## WHAT IS BEING ASKED
Pictures stay out of this copy, which runs from the first line of the material through the line containing "iters = list(range(5, 66))".

--- Begin ---

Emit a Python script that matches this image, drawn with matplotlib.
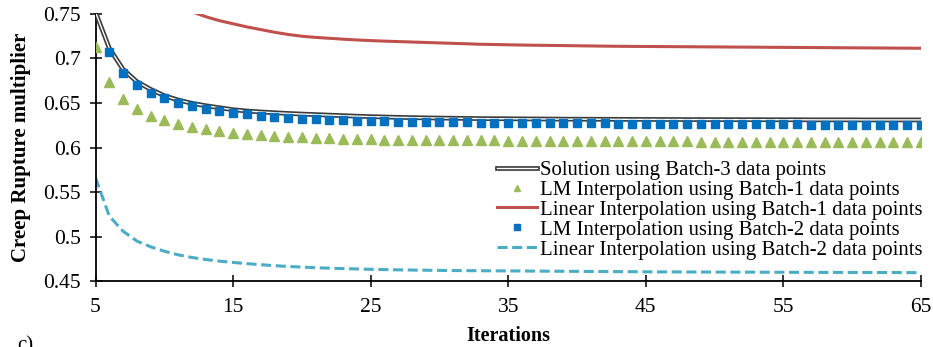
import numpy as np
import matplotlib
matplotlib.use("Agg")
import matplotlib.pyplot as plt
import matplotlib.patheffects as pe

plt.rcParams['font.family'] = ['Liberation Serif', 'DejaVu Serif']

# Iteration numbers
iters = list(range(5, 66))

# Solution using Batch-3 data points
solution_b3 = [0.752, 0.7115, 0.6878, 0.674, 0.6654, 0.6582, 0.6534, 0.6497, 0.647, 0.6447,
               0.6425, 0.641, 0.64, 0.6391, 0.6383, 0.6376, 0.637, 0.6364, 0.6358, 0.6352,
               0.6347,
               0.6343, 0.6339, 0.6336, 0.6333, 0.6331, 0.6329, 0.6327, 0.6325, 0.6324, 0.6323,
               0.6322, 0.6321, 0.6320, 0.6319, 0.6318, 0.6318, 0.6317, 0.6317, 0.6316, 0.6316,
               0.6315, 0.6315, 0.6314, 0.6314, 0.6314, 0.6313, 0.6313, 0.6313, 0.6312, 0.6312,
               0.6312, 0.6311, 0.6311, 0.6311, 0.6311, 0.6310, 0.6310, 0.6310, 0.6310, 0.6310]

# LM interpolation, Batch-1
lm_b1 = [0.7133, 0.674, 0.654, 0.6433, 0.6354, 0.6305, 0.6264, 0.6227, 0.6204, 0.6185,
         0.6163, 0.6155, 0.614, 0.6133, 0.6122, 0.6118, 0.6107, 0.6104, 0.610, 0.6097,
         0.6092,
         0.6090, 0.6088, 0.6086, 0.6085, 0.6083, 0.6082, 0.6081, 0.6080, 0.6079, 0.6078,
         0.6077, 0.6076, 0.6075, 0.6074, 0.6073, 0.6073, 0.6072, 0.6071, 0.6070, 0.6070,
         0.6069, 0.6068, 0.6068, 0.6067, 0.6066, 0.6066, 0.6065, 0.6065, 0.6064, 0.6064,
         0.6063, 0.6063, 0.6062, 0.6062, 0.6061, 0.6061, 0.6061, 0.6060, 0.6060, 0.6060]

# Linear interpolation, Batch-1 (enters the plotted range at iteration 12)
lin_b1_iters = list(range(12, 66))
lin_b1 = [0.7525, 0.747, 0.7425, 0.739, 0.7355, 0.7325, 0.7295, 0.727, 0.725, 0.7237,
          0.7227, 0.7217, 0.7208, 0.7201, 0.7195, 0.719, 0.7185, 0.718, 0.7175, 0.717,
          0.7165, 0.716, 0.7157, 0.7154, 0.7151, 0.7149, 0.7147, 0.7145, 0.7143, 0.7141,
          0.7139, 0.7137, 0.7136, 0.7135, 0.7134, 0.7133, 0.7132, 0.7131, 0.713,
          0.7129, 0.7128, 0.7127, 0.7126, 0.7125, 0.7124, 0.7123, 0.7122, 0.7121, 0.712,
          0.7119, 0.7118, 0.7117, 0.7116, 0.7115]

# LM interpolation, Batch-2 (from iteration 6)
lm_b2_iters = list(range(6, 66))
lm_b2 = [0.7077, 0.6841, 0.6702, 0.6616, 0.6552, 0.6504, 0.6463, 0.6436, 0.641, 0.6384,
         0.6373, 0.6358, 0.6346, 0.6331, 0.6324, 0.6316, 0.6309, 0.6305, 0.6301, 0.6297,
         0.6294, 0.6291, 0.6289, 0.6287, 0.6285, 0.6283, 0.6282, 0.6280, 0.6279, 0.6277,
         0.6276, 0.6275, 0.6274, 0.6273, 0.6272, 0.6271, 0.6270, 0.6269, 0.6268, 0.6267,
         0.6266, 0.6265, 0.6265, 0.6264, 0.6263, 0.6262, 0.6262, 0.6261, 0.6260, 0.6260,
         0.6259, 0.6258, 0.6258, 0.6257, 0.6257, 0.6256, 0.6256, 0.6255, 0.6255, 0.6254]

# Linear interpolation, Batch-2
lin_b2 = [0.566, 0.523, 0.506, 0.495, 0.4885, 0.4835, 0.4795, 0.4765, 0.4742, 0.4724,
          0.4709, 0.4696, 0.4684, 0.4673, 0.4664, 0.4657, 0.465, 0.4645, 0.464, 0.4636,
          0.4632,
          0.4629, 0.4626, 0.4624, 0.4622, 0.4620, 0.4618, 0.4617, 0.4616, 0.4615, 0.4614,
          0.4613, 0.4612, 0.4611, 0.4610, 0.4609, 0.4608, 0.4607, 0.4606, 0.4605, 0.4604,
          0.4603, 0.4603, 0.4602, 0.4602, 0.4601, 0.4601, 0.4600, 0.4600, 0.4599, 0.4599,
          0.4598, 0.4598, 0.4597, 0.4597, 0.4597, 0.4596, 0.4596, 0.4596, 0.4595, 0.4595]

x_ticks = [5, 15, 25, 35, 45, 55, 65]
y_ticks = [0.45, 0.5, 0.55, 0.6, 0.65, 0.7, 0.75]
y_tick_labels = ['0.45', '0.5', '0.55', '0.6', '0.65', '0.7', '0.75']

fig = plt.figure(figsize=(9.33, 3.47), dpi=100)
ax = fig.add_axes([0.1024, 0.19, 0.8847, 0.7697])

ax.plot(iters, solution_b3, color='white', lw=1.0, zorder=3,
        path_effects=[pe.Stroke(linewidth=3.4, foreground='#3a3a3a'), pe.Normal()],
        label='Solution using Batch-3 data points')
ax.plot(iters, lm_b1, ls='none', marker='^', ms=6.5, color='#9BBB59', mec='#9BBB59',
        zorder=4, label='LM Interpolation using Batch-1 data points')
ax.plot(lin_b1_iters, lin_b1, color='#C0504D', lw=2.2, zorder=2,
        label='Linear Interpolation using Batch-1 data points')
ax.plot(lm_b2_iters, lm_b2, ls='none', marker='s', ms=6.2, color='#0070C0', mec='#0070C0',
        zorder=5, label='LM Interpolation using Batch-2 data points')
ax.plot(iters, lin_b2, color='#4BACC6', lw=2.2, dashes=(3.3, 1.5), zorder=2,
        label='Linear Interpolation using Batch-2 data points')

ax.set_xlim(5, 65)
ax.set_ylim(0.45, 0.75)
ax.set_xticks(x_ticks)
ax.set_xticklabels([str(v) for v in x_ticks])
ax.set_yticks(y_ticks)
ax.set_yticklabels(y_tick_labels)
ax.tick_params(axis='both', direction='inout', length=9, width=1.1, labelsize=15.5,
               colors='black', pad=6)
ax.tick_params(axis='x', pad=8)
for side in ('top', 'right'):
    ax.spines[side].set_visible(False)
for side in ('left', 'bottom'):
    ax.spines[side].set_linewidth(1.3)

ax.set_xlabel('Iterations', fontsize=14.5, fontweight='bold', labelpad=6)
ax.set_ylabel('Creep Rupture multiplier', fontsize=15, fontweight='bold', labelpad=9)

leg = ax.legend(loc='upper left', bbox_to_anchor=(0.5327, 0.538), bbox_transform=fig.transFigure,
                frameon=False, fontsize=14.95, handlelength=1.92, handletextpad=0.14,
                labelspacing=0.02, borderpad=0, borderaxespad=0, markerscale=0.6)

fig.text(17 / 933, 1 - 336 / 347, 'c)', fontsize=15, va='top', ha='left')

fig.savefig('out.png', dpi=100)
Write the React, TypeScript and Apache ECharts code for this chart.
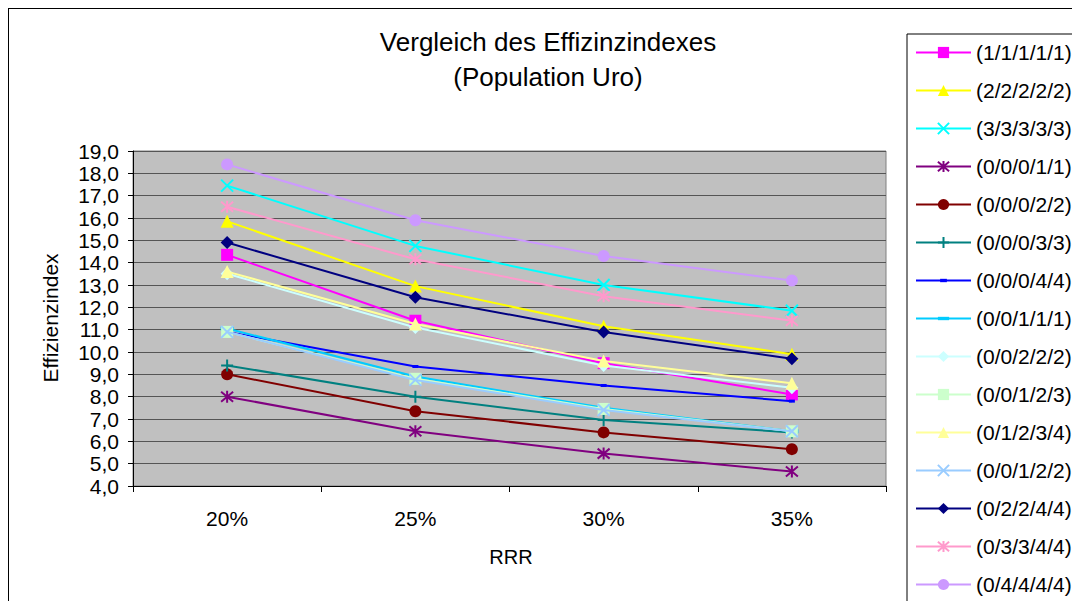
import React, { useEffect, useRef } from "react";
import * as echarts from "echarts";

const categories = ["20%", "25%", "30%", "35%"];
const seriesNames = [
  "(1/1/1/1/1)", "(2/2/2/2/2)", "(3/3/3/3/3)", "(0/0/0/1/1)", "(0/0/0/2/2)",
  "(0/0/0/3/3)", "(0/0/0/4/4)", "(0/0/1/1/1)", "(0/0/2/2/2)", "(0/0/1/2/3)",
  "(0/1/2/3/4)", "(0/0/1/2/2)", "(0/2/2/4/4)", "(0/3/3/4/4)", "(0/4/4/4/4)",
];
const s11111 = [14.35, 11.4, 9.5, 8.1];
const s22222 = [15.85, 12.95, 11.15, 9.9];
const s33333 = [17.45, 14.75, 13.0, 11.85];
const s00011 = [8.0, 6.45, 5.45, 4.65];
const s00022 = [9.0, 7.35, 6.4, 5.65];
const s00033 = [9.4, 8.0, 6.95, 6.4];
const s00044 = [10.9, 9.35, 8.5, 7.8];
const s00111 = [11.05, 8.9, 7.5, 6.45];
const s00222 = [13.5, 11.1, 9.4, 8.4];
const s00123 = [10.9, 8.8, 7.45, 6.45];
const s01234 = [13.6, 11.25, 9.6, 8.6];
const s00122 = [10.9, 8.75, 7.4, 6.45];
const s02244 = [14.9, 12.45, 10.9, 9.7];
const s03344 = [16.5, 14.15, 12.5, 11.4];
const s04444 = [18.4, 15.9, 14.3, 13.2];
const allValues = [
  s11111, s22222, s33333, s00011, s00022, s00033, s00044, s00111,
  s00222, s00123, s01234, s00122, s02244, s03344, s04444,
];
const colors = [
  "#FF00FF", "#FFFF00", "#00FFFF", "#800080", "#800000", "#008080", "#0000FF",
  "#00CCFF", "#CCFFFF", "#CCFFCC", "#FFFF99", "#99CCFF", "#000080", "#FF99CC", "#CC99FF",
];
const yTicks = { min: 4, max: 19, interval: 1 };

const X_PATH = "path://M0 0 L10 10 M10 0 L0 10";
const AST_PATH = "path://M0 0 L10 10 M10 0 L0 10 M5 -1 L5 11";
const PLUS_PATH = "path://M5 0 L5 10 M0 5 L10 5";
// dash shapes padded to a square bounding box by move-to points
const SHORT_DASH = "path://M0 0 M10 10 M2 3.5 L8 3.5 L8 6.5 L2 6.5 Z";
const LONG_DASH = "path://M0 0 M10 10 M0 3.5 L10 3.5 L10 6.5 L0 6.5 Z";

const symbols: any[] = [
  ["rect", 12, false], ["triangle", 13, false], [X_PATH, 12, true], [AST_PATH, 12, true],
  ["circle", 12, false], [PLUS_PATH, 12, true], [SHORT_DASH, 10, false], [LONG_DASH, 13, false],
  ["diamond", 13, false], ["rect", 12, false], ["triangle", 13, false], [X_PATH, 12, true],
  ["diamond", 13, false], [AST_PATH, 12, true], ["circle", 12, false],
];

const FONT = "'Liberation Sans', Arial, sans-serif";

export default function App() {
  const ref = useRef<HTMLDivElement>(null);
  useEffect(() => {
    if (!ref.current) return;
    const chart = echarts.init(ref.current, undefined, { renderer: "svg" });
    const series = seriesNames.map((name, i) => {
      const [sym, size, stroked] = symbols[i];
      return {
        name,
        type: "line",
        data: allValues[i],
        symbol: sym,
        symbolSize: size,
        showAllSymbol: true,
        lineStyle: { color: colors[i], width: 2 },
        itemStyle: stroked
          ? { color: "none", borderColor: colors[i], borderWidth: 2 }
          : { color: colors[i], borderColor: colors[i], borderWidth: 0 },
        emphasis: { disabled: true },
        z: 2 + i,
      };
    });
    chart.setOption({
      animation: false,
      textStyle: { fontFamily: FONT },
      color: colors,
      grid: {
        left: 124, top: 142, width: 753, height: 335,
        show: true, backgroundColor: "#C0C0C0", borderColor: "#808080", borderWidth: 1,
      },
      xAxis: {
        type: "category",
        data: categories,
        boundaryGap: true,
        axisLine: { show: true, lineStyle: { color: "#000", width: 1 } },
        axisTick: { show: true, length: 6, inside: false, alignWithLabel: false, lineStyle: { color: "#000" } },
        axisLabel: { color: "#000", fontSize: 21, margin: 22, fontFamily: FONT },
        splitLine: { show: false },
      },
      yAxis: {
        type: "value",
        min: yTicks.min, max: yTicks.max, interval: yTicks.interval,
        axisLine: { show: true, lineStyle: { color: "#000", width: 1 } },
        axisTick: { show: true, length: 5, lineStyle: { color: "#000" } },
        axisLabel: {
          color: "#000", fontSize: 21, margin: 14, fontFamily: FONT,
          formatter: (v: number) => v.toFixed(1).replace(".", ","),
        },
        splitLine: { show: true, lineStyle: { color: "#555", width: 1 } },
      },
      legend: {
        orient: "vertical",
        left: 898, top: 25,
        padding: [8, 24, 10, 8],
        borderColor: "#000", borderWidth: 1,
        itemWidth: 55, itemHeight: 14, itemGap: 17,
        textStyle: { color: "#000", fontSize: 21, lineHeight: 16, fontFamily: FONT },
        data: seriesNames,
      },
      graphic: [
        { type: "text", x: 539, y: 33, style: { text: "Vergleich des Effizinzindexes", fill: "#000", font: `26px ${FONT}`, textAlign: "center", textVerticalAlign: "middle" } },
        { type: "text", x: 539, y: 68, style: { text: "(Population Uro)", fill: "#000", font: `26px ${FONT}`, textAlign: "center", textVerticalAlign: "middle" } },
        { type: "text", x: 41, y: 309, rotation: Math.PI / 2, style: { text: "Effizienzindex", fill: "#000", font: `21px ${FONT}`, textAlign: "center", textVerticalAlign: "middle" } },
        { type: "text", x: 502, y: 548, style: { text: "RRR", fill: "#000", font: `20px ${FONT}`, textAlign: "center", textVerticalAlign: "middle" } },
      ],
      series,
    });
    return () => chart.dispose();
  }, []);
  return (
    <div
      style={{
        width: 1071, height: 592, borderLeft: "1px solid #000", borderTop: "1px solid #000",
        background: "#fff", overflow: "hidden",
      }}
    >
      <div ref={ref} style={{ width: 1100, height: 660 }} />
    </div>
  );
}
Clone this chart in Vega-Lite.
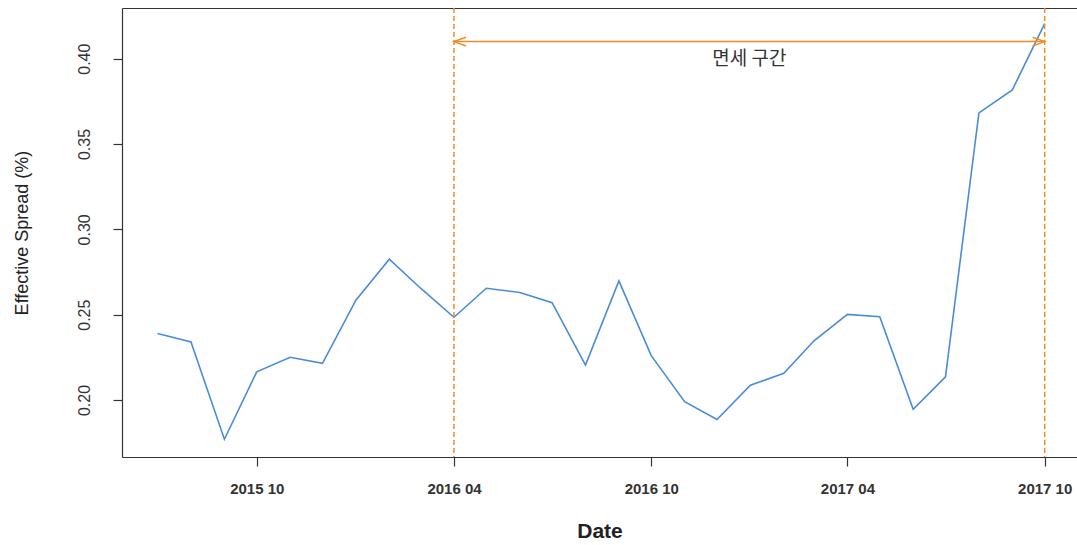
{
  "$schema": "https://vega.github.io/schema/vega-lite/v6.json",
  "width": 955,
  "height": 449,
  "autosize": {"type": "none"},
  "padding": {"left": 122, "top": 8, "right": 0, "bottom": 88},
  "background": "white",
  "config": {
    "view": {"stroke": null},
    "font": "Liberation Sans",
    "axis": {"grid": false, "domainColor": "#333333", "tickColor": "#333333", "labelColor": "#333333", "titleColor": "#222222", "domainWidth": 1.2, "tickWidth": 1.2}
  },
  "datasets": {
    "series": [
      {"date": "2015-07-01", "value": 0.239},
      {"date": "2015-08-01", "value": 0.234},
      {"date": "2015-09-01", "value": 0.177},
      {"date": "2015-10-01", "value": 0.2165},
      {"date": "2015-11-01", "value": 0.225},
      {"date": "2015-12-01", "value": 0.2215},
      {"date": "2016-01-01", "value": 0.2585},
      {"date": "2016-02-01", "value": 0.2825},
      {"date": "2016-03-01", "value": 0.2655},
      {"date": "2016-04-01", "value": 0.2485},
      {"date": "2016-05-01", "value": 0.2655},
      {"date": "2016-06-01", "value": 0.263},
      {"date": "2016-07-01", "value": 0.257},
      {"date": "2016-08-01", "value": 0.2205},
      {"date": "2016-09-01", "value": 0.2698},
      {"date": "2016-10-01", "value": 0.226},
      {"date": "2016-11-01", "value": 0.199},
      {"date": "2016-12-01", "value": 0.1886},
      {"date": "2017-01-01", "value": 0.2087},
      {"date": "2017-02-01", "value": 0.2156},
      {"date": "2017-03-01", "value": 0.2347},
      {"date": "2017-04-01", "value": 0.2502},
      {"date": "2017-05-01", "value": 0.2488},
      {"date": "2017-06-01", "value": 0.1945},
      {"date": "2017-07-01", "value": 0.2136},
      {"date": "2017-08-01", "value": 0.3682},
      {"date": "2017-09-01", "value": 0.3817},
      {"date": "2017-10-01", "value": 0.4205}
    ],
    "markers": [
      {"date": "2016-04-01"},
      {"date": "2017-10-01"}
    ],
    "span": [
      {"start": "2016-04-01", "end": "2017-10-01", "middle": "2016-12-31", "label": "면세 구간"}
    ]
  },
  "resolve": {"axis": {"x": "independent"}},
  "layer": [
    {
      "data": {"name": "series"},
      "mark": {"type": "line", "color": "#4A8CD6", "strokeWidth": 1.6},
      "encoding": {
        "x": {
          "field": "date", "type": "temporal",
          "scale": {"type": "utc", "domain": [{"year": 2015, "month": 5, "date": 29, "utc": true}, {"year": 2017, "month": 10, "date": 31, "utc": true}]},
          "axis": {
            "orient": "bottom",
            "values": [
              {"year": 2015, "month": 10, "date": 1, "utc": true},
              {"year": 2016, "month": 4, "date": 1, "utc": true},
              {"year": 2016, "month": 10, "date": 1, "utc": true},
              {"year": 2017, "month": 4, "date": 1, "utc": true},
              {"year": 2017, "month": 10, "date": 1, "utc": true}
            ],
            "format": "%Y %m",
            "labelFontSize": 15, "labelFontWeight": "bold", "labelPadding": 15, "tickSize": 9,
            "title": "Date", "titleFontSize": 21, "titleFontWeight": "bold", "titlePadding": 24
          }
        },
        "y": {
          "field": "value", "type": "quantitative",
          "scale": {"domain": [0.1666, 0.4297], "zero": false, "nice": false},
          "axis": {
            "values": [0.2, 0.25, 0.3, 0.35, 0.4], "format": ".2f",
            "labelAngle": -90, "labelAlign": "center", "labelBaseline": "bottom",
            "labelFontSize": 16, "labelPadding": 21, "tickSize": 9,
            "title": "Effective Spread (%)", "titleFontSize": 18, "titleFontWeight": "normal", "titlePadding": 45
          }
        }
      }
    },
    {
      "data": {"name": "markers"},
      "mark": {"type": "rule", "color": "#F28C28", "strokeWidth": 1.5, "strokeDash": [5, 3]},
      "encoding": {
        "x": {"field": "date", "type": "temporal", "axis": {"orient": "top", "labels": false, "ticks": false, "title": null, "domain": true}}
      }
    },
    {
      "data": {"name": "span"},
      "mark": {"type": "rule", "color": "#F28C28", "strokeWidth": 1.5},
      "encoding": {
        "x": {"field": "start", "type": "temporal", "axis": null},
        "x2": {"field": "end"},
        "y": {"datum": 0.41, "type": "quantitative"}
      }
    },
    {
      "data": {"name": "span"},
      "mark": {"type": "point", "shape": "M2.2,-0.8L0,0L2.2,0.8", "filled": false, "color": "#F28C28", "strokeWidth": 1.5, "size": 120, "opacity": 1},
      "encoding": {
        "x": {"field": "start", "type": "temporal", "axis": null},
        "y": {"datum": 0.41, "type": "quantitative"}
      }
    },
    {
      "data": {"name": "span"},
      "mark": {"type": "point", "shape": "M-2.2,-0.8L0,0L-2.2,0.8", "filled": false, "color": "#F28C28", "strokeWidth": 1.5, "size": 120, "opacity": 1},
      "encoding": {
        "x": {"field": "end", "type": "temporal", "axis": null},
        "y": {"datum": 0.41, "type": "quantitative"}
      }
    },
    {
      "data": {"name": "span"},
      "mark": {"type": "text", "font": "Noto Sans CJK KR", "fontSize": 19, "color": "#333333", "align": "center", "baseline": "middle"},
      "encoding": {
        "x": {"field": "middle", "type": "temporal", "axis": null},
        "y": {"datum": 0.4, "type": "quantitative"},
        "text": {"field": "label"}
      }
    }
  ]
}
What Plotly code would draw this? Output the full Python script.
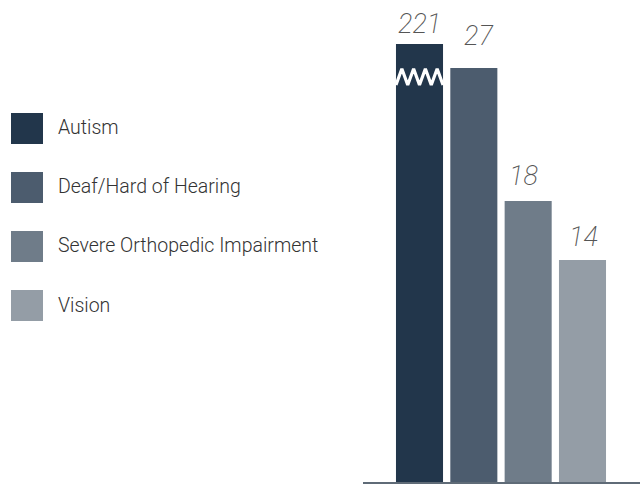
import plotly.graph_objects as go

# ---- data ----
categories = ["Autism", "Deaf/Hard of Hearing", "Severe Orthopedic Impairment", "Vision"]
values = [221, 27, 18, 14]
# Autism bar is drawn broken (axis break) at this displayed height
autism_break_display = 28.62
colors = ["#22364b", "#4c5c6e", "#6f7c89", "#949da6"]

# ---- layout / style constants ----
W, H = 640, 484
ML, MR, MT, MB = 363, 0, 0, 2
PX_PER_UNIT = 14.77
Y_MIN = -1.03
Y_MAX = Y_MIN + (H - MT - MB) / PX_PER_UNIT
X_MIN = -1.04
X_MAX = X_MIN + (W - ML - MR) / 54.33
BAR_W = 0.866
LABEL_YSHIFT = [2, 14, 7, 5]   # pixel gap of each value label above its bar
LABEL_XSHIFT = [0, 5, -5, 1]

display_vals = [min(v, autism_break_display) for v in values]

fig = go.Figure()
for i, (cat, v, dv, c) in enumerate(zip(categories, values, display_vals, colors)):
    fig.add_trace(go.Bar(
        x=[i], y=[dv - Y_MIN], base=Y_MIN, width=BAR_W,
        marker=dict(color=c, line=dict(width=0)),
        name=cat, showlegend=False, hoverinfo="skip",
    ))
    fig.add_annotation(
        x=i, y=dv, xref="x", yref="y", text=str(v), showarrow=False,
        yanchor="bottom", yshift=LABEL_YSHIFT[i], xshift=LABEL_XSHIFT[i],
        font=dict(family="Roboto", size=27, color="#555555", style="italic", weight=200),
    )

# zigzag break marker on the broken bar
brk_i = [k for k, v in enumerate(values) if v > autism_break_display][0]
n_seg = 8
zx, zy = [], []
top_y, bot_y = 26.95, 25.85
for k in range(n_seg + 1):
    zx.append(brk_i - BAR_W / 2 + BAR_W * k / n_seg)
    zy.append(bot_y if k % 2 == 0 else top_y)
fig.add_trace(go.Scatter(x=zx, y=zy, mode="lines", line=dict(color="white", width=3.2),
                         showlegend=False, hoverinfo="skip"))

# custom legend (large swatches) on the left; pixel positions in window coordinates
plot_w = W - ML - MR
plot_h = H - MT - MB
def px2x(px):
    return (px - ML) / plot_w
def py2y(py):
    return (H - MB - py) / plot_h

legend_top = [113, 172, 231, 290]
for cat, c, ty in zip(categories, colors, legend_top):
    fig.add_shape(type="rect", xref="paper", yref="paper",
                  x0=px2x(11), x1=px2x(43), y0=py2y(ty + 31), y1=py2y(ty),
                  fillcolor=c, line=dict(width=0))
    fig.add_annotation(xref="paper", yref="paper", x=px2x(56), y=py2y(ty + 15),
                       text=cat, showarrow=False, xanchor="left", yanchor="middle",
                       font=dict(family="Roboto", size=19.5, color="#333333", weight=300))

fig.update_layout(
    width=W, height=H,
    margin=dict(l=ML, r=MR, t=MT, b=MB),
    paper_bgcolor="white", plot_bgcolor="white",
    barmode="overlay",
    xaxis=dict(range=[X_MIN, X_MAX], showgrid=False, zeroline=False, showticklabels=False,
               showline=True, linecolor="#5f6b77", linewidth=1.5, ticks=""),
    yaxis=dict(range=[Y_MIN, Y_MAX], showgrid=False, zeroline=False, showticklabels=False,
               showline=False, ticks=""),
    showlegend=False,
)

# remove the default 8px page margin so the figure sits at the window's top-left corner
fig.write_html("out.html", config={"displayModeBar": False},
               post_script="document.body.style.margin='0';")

--- End ---

## SOLUTION
Emit a Python script that matches this image, drawn with matplotlib.
import numpy as np
import matplotlib
matplotlib.use("Agg")
import matplotlib.pyplot as plt
import matplotlib.patheffects as pe

plt.rcParams['font.family'] = ['Liberation Serif', 'DejaVu Serif']

# Iteration numbers
iters = list(range(5, 66))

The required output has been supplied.